## REQUIRED WORK
Find how many lines contain the word "with" and state that number alone.

## MATERIALS PROVIDED
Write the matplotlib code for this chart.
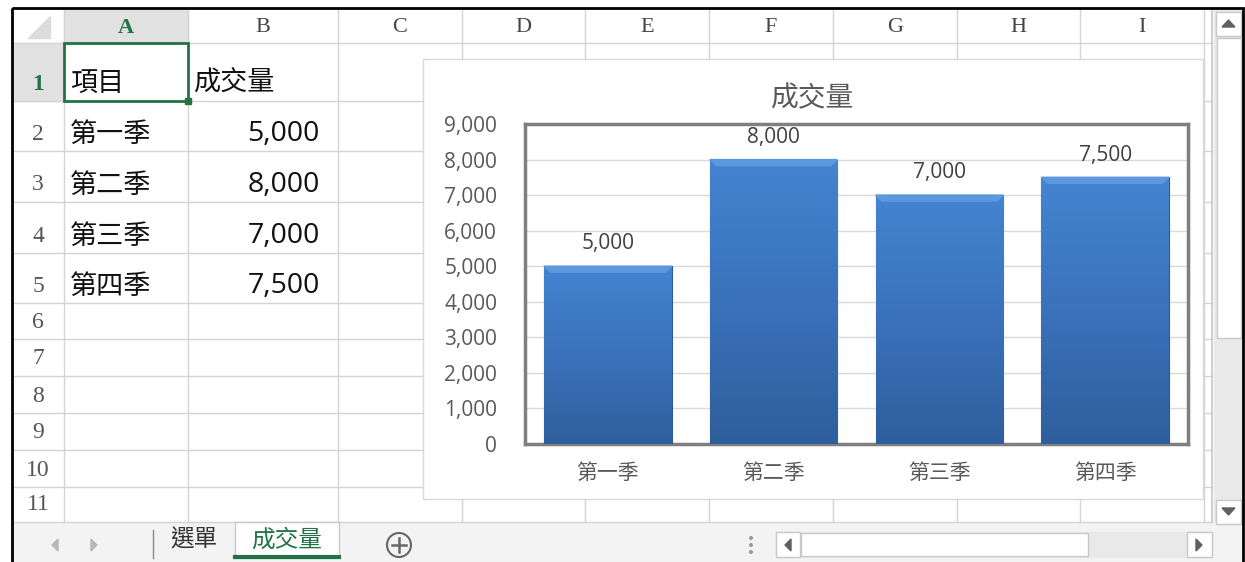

* * *

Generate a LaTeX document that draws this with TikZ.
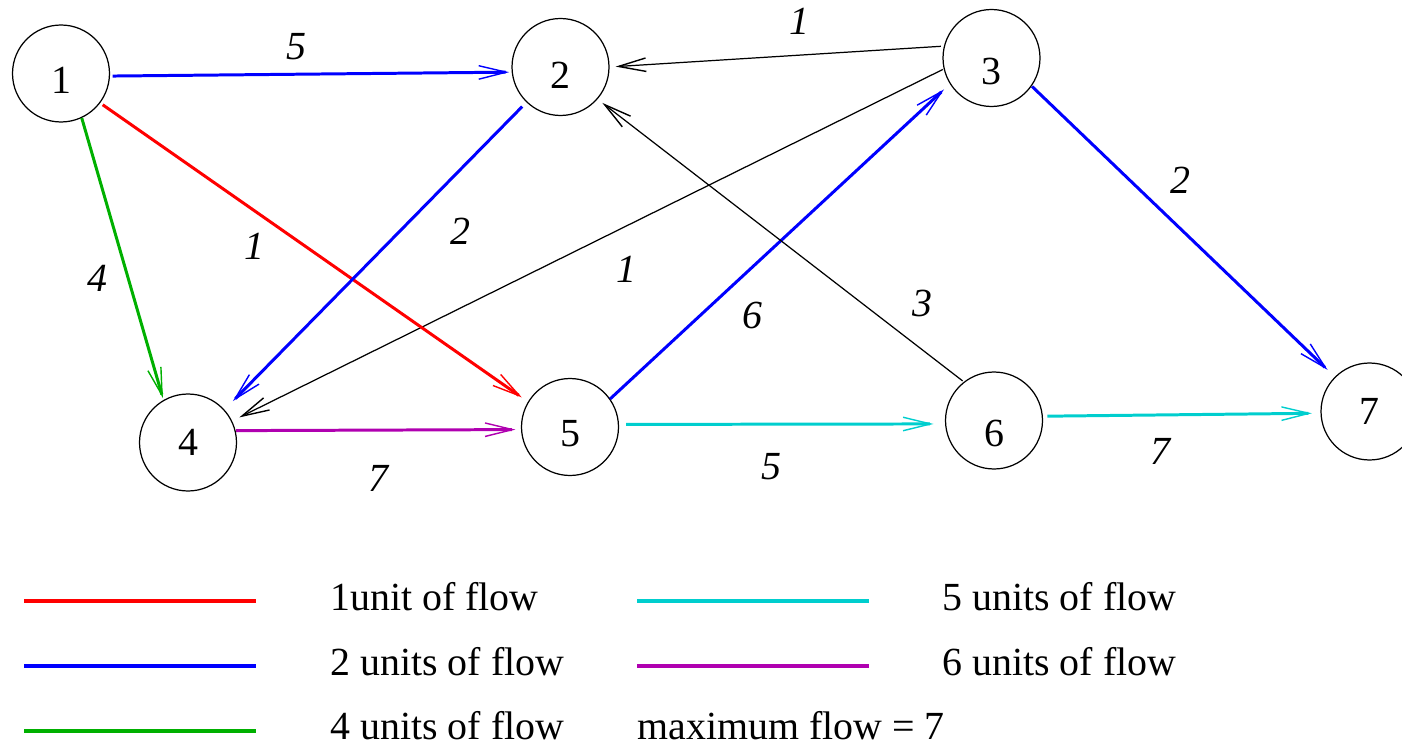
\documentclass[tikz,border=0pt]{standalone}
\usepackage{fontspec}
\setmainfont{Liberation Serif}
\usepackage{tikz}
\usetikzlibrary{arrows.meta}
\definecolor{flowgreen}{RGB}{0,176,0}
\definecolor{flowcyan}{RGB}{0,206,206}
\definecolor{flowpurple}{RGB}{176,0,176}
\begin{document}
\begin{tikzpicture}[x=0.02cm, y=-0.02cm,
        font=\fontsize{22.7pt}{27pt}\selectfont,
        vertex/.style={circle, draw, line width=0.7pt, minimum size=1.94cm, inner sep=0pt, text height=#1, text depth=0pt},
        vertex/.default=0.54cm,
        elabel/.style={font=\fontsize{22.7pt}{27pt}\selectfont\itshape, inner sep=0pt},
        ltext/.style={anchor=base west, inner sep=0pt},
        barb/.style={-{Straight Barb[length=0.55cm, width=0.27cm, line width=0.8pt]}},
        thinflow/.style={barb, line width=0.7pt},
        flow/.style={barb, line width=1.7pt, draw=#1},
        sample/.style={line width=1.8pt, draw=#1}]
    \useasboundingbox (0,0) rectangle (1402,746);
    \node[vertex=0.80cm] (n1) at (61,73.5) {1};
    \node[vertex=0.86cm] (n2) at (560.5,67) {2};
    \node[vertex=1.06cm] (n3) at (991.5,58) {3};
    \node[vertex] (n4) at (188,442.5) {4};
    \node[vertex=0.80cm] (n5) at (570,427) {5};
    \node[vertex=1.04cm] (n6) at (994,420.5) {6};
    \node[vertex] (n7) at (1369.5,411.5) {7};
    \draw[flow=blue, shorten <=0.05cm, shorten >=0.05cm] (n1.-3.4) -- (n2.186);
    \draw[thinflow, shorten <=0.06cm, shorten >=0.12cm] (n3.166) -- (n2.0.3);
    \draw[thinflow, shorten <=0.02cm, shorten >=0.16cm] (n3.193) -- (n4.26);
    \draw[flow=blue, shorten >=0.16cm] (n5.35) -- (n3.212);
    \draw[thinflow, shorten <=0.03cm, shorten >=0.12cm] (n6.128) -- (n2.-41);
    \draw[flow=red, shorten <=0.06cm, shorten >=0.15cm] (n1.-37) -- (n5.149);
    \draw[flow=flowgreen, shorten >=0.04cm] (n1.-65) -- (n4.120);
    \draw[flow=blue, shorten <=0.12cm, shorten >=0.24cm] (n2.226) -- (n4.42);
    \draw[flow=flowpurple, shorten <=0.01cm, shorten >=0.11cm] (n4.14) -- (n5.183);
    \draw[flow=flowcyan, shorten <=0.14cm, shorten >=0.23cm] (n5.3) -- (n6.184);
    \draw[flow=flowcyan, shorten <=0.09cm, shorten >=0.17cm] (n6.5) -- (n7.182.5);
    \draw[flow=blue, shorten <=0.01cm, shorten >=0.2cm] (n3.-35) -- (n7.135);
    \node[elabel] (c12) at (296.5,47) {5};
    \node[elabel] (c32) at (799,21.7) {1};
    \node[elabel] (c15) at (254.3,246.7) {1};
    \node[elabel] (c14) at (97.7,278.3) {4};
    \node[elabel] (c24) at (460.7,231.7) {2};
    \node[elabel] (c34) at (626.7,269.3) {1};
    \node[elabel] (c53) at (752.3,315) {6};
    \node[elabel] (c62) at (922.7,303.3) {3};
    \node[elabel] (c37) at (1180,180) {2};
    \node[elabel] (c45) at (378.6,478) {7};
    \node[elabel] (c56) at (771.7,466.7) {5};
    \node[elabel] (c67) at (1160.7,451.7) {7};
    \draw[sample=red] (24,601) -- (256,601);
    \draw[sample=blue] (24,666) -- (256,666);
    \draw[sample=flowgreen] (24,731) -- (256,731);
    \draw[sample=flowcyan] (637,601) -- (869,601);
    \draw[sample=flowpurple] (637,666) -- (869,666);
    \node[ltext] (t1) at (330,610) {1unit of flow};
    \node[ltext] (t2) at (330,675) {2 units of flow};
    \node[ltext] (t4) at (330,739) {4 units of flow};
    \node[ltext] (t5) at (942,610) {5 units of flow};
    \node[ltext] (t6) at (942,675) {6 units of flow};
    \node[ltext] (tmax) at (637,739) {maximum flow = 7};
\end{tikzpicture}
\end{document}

* * *

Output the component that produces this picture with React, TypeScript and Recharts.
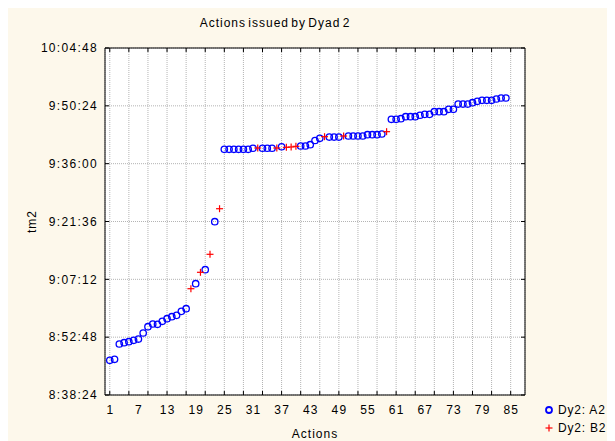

## RESPONSE TO THE TASK
2